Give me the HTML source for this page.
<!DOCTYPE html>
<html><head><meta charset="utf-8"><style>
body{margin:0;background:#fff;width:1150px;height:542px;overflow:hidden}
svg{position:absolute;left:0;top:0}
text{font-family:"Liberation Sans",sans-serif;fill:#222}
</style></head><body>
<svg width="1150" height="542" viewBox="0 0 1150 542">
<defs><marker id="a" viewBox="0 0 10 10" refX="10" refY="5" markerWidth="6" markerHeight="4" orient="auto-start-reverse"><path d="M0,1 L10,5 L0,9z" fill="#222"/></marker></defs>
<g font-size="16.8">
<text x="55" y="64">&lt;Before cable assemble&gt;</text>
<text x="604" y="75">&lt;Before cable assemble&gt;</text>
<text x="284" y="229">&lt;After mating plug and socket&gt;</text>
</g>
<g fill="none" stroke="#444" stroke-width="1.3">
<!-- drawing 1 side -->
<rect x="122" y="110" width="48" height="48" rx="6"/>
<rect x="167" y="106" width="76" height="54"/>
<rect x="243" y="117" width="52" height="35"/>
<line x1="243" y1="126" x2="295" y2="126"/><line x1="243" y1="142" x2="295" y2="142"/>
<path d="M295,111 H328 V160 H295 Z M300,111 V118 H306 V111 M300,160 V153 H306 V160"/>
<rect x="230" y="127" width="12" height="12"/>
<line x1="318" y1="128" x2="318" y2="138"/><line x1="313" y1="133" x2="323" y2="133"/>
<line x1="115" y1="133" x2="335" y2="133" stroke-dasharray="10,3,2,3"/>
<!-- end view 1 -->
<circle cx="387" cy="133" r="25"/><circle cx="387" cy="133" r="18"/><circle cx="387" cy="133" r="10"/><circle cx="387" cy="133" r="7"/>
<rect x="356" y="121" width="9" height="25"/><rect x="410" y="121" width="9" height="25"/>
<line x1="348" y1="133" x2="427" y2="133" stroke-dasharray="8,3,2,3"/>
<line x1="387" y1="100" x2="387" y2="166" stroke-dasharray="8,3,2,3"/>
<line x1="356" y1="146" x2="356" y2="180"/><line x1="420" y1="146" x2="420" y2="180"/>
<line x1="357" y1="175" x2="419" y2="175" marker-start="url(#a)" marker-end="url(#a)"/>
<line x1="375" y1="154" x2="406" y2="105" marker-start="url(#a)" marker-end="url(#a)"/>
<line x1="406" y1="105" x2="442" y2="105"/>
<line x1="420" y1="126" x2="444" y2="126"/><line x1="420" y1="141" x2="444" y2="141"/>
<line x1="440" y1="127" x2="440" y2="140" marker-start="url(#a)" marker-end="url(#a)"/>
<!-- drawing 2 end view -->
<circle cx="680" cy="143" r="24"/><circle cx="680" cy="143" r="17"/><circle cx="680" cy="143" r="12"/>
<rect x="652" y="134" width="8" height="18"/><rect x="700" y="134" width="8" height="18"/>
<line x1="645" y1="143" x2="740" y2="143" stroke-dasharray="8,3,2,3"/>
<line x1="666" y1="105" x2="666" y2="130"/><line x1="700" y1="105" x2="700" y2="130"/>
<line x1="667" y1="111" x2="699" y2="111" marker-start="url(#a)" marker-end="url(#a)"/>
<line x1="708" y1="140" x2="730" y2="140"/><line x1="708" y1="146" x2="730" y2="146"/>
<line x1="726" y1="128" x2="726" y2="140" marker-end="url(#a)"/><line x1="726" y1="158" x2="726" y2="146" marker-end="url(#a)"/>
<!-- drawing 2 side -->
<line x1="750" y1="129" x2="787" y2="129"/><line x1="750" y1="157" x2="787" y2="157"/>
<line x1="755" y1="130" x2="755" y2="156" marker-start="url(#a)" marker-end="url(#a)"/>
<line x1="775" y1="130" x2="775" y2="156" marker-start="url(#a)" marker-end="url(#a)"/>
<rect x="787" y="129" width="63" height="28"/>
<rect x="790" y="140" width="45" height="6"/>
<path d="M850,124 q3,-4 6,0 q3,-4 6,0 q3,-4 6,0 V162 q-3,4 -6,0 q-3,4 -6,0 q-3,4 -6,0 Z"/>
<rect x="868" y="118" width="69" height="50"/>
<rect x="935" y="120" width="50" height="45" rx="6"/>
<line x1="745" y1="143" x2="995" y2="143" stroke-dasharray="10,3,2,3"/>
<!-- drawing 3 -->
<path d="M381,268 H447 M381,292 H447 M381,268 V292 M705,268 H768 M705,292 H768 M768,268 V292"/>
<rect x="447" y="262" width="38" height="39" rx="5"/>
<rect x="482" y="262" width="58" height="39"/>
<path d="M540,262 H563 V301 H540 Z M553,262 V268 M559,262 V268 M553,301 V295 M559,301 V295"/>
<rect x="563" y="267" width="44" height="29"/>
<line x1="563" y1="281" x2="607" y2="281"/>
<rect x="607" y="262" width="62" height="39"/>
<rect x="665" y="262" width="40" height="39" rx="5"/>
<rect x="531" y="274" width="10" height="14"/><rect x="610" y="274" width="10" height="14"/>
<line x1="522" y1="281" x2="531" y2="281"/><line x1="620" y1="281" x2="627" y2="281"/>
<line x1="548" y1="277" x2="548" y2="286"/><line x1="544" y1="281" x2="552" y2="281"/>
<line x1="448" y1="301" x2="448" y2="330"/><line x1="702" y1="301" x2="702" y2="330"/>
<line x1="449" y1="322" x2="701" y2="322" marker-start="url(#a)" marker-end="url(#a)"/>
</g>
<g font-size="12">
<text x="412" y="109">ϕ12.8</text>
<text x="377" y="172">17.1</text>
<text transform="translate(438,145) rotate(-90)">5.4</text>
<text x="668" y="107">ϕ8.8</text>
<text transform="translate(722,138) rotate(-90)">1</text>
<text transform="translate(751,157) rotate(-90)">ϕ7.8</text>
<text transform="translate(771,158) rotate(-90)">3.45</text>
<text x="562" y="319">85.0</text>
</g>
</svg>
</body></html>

• _TASK REQUIREMENTS_
All of the data shown above must be copied exactly.

• _ANSWER_
Give me the HTML source for this page.
<!DOCTYPE html>
<html><head><meta charset="utf-8"><style>
body{margin:0;background:#fff;width:1150px;height:542px;overflow:hidden}
svg{position:absolute;left:0;top:0}
text{font-family:"Liberation Sans",sans-serif;fill:#222}
</style></head><body>
<svg width="1150" height="542" viewBox="0 0 1150 542">
<defs><marker id="a" viewBox="0 0 10 10" refX="10" refY="5" markerWidth="6" markerHeight="4" orient="auto-start-reverse"><path d="M0,1 L10,5 L0,9z" fill="#222"/></marker></defs>
<g font-size="16.8">
<text x="55" y="64">&lt;Before cable assemble&gt;</text>
<text x="604" y="75">&lt;Before cable assemble&gt;</text>
<text x="284" y="229">&lt;After mating plug and socket&gt;</text>
</g>
<g fill="none" stroke="#444" stroke-width="1.3">
<!-- drawing 1 side -->
<rect x="122" y="110" width="48" height="48" rx="6"/>
<rect x="167" y="106" width="76" height="54"/>
<rect x="243" y="117" width="52" height="35"/>
<line x1="243" y1="126" x2="295" y2="126"/><line x1="243" y1="142" x2="295" y2="142"/>
<path d="M295,111 H328 V160 H295 Z M300,111 V118 H306 V111 M300,160 V153 H306 V160"/>
<rect x="230" y="127" width="12" height="12"/>
<line x1="318" y1="128" x2="318" y2="138"/><line x1="313" y1="133" x2="323" y2="133"/>
<line x1="115" y1="133" x2="335" y2="133" stroke-dasharray="10,3,2,3"/>
<!-- end view 1 -->
<circle cx="387" cy="133" r="25"/><circle cx="387" cy="133" r="18"/><circle cx="387" cy="133" r="10"/><circle cx="387" cy="133" r="7"/>
<rect x="356" y="121" width="9" height="25"/><rect x="410" y="121" width="9" height="25"/>
<line x1="348" y1="133" x2="427" y2="133" stroke-dasharray="8,3,2,3"/>
<line x1="387" y1="100" x2="387" y2="166" stroke-dasharray="8,3,2,3"/>
<line x1="356" y1="146" x2="356" y2="180"/><line x1="420" y1="146" x2="420" y2="180"/>
<line x1="357" y1="175" x2="419" y2="175" marker-start="url(#a)" marker-end="url(#a)"/>
<line x1="375" y1="154" x2="406" y2="105" marker-start="url(#a)" marker-end="url(#a)"/>
<line x1="406" y1="105" x2="442" y2="105"/>
<line x1="420" y1="126" x2="444" y2="126"/><line x1="420" y1="141" x2="444" y2="141"/>
<line x1="440" y1="127" x2="440" y2="140" marker-start="url(#a)" marker-end="url(#a)"/>
<!-- drawing 2 end view -->
<circle cx="680" cy="143" r="24"/><circle cx="680" cy="143" r="17"/><circle cx="680" cy="143" r="12"/>
<rect x="652" y="134" width="8" height="18"/><rect x="700" y="134" width="8" height="18"/>
<line x1="645" y1="143" x2="740" y2="143" stroke-dasharray="8,3,2,3"/>
<line x1="666" y1="105" x2="666" y2="130"/><line x1="700" y1="105" x2="700" y2="130"/>
<line x1="667" y1="111" x2="699" y2="111" marker-start="url(#a)" marker-end="url(#a)"/>
<line x1="708" y1="140" x2="730" y2="140"/><line x1="708" y1="146" x2="730" y2="146"/>
<line x1="726" y1="128" x2="726" y2="140" marker-end="url(#a)"/><line x1="726" y1="158" x2="726" y2="146" marker-end="url(#a)"/>
<!-- drawing 2 side -->
<line x1="750" y1="129" x2="787" y2="129"/><line x1="750" y1="157" x2="787" y2="157"/>
<line x1="755" y1="130" x2="755" y2="156" marker-start="url(#a)" marker-end="url(#a)"/>
<line x1="775" y1="130" x2="775" y2="156" marker-start="url(#a)" marker-end="url(#a)"/>
<rect x="787" y="129" width="63" height="28"/>
<rect x="790" y="140" width="45" height="6"/>
<path d="M850,124 q3,-4 6,0 q3,-4 6,0 q3,-4 6,0 V162 q-3,4 -6,0 q-3,4 -6,0 q-3,4 -6,0 Z"/>
<rect x="868" y="118" width="69" height="50"/>
<rect x="935" y="120" width="50" height="45" rx="6"/>
<line x1="745" y1="143" x2="995" y2="143" stroke-dasharray="10,3,2,3"/>
<!-- drawing 3 -->
<path d="M381,268 H447 M381,292 H447 M381,268 V292 M705,268 H768 M705,292 H768 M768,268 V292"/>
<rect x="447" y="262" width="38" height="39" rx="5"/>
<rect x="482" y="262" width="58" height="39"/>
<path d="M540,262 H563 V301 H540 Z M553,262 V268 M559,262 V268 M553,301 V295 M559,301 V295"/>
<rect x="563" y="267" width="44" height="29"/>
<line x1="563" y1="281" x2="607" y2="281"/>
<rect x="607" y="262" width="62" height="39"/>
<rect x="665" y="262" width="40" height="39" rx="5"/>
<rect x="531" y="274" width="10" height="14"/><rect x="610" y="274" width="10" height="14"/>
<line x1="522" y1="281" x2="531" y2="281"/><line x1="620" y1="281" x2="627" y2="281"/>
<line x1="548" y1="277" x2="548" y2="286"/><line x1="544" y1="281" x2="552" y2="281"/>
<line x1="448" y1="301" x2="448" y2="330"/><line x1="702" y1="301" x2="702" y2="330"/>
<line x1="449" y1="322" x2="701" y2="322" marker-start="url(#a)" marker-end="url(#a)"/>
</g>
<g font-size="12">
<text x="412" y="109">ϕ12.8</text>
<text x="377" y="172">17.1</text>
<text transform="translate(438,145) rotate(-90)">5.4</text>
<text x="668" y="107">ϕ8.8</text>
<text transform="translate(722,138) rotate(-90)">1</text>
<text transform="translate(751,157) rotate(-90)">ϕ7.8</text>
<text transform="translate(771,158) rotate(-90)">3.45</text>
<text x="562" y="319">85.0</text>
</g>
</svg>
</body></html>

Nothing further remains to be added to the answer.